### Problem description
Your task is to restate the data word for word.

### Given data
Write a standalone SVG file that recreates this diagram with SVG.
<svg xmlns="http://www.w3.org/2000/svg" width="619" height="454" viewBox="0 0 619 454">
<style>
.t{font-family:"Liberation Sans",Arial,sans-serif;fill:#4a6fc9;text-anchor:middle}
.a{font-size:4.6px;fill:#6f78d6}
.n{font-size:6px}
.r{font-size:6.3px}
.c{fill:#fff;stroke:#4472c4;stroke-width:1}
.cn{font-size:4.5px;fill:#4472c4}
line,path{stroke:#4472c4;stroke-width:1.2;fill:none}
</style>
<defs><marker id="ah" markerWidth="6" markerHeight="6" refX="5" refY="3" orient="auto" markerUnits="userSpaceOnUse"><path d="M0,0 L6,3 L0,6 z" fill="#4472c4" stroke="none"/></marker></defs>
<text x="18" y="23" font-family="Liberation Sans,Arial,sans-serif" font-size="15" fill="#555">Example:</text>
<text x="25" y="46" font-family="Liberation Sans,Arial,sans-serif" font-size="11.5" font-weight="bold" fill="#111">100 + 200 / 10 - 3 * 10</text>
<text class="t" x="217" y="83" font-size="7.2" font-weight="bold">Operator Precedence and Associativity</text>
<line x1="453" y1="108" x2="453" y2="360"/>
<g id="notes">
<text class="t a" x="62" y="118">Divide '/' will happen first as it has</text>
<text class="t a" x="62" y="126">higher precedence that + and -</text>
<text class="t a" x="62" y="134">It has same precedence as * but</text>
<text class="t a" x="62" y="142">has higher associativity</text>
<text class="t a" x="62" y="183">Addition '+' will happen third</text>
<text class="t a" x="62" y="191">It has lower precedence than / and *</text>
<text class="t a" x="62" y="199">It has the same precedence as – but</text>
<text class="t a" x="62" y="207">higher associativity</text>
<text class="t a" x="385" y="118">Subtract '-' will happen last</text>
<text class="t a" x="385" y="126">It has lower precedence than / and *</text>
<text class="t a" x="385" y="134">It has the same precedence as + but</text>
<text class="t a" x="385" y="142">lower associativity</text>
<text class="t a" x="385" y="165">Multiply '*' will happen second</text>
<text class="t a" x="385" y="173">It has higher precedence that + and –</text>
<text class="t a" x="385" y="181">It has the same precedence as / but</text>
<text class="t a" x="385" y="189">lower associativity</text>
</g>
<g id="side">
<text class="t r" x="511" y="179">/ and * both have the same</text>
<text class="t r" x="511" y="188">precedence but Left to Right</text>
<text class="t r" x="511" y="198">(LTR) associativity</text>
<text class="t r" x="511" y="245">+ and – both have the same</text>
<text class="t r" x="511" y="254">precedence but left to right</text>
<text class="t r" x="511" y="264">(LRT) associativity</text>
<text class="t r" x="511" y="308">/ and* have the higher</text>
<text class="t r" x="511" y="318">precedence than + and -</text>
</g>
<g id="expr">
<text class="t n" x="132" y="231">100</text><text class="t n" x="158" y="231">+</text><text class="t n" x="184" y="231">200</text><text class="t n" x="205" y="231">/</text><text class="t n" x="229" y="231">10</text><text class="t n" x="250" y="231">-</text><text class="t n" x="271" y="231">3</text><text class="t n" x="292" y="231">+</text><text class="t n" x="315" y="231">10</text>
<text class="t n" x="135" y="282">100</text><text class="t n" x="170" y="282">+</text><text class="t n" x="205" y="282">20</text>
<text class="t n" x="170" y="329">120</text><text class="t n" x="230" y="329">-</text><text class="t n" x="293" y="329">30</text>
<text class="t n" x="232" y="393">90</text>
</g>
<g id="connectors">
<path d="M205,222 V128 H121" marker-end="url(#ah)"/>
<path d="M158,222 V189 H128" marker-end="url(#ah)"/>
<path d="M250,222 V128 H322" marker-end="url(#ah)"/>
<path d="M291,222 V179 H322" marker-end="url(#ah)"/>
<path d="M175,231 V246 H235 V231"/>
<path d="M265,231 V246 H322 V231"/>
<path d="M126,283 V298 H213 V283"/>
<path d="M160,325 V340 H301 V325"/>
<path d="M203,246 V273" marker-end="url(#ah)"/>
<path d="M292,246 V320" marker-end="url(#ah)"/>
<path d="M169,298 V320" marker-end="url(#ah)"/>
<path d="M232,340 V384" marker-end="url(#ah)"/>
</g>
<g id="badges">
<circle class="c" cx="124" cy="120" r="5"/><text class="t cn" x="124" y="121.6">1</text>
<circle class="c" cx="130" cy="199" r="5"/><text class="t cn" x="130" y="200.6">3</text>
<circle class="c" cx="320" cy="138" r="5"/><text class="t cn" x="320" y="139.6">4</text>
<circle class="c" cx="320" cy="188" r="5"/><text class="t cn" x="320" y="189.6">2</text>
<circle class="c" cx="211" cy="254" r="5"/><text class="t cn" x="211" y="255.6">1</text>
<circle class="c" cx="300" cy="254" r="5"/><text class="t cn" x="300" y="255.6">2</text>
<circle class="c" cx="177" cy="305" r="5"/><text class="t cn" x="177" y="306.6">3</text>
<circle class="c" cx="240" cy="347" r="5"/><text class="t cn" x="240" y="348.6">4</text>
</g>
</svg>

### Solved problem
Write a standalone SVG file that recreates this diagram with SVG.
<svg xmlns="http://www.w3.org/2000/svg" width="619" height="454" viewBox="0 0 619 454">
<style>
.t{font-family:"Liberation Sans",Arial,sans-serif;fill:#4a6fc9;text-anchor:middle}
.a{font-size:4.6px;fill:#6f78d6}
.n{font-size:6px}
.r{font-size:6.3px}
.c{fill:#fff;stroke:#4472c4;stroke-width:1}
.cn{font-size:4.5px;fill:#4472c4}
line,path{stroke:#4472c4;stroke-width:1.2;fill:none}
</style>
<defs><marker id="ah" markerWidth="6" markerHeight="6" refX="5" refY="3" orient="auto" markerUnits="userSpaceOnUse"><path d="M0,0 L6,3 L0,6 z" fill="#4472c4" stroke="none"/></marker></defs>
<text x="18" y="23" font-family="Liberation Sans,Arial,sans-serif" font-size="15" fill="#555">Example:</text>
<text x="25" y="46" font-family="Liberation Sans,Arial,sans-serif" font-size="11.5" font-weight="bold" fill="#111">100 + 200 / 10 - 3 * 10</text>
<text class="t" x="217" y="83" font-size="7.2" font-weight="bold">Operator Precedence and Associativity</text>
<line x1="453" y1="108" x2="453" y2="360"/>
<g id="notes">
<text class="t a" x="62" y="118">Divide '/' will happen first as it has</text>
<text class="t a" x="62" y="126">higher precedence that + and -</text>
<text class="t a" x="62" y="134">It has same precedence as * but</text>
<text class="t a" x="62" y="142">has higher associativity</text>
<text class="t a" x="62" y="183">Addition '+' will happen third</text>
<text class="t a" x="62" y="191">It has lower precedence than / and *</text>
<text class="t a" x="62" y="199">It has the same precedence as – but</text>
<text class="t a" x="62" y="207">higher associativity</text>
<text class="t a" x="385" y="118">Subtract '-' will happen last</text>
<text class="t a" x="385" y="126">It has lower precedence than / and *</text>
<text class="t a" x="385" y="134">It has the same precedence as + but</text>
<text class="t a" x="385" y="142">lower associativity</text>
<text class="t a" x="385" y="165">Multiply '*' will happen second</text>
<text class="t a" x="385" y="173">It has higher precedence that + and –</text>
<text class="t a" x="385" y="181">It has the same precedence as / but</text>
<text class="t a" x="385" y="189">lower associativity</text>
</g>
<g id="side">
<text class="t r" x="511" y="179">/ and * both have the same</text>
<text class="t r" x="511" y="188">precedence but Left to Right</text>
<text class="t r" x="511" y="198">(LTR) associativity</text>
<text class="t r" x="511" y="245">+ and – both have the same</text>
<text class="t r" x="511" y="254">precedence but left to right</text>
<text class="t r" x="511" y="264">(LRT) associativity</text>
<text class="t r" x="511" y="308">/ and* have the higher</text>
<text class="t r" x="511" y="318">precedence than + and -</text>
</g>
<g id="expr">
<text class="t n" x="132" y="231">100</text><text class="t n" x="158" y="231">+</text><text class="t n" x="184" y="231">200</text><text class="t n" x="205" y="231">/</text><text class="t n" x="229" y="231">10</text><text class="t n" x="250" y="231">-</text><text class="t n" x="271" y="231">3</text><text class="t n" x="292" y="231">+</text><text class="t n" x="315" y="231">10</text>
<text class="t n" x="135" y="282">100</text><text class="t n" x="170" y="282">+</text><text class="t n" x="205" y="282">20</text>
<text class="t n" x="170" y="329">120</text><text class="t n" x="230" y="329">-</text><text class="t n" x="293" y="329">30</text>
<text class="t n" x="232" y="393">90</text>
</g>
<g id="connectors">
<path d="M205,222 V128 H121" marker-end="url(#ah)"/>
<path d="M158,222 V189 H128" marker-end="url(#ah)"/>
<path d="M250,222 V128 H322" marker-end="url(#ah)"/>
<path d="M291,222 V179 H322" marker-end="url(#ah)"/>
<path d="M175,231 V246 H235 V231"/>
<path d="M265,231 V246 H322 V231"/>
<path d="M126,283 V298 H213 V283"/>
<path d="M160,325 V340 H301 V325"/>
<path d="M203,246 V273" marker-end="url(#ah)"/>
<path d="M292,246 V320" marker-end="url(#ah)"/>
<path d="M169,298 V320" marker-end="url(#ah)"/>
<path d="M232,340 V384" marker-end="url(#ah)"/>
</g>
<g id="badges">
<circle class="c" cx="124" cy="120" r="5"/><text class="t cn" x="124" y="121.6">1</text>
<circle class="c" cx="130" cy="199" r="5"/><text class="t cn" x="130" y="200.6">3</text>
<circle class="c" cx="320" cy="138" r="5"/><text class="t cn" x="320" y="139.6">4</text>
<circle class="c" cx="320" cy="188" r="5"/><text class="t cn" x="320" y="189.6">2</text>
<circle class="c" cx="211" cy="254" r="5"/><text class="t cn" x="211" y="255.6">1</text>
<circle class="c" cx="300" cy="254" r="5"/><text class="t cn" x="300" y="255.6">2</text>
<circle class="c" cx="177" cy="305" r="5"/><text class="t cn" x="177" y="306.6">3</text>
<circle class="c" cx="240" cy="347" r="5"/><text class="t cn" x="240" y="348.6">4</text>
</g>
</svg>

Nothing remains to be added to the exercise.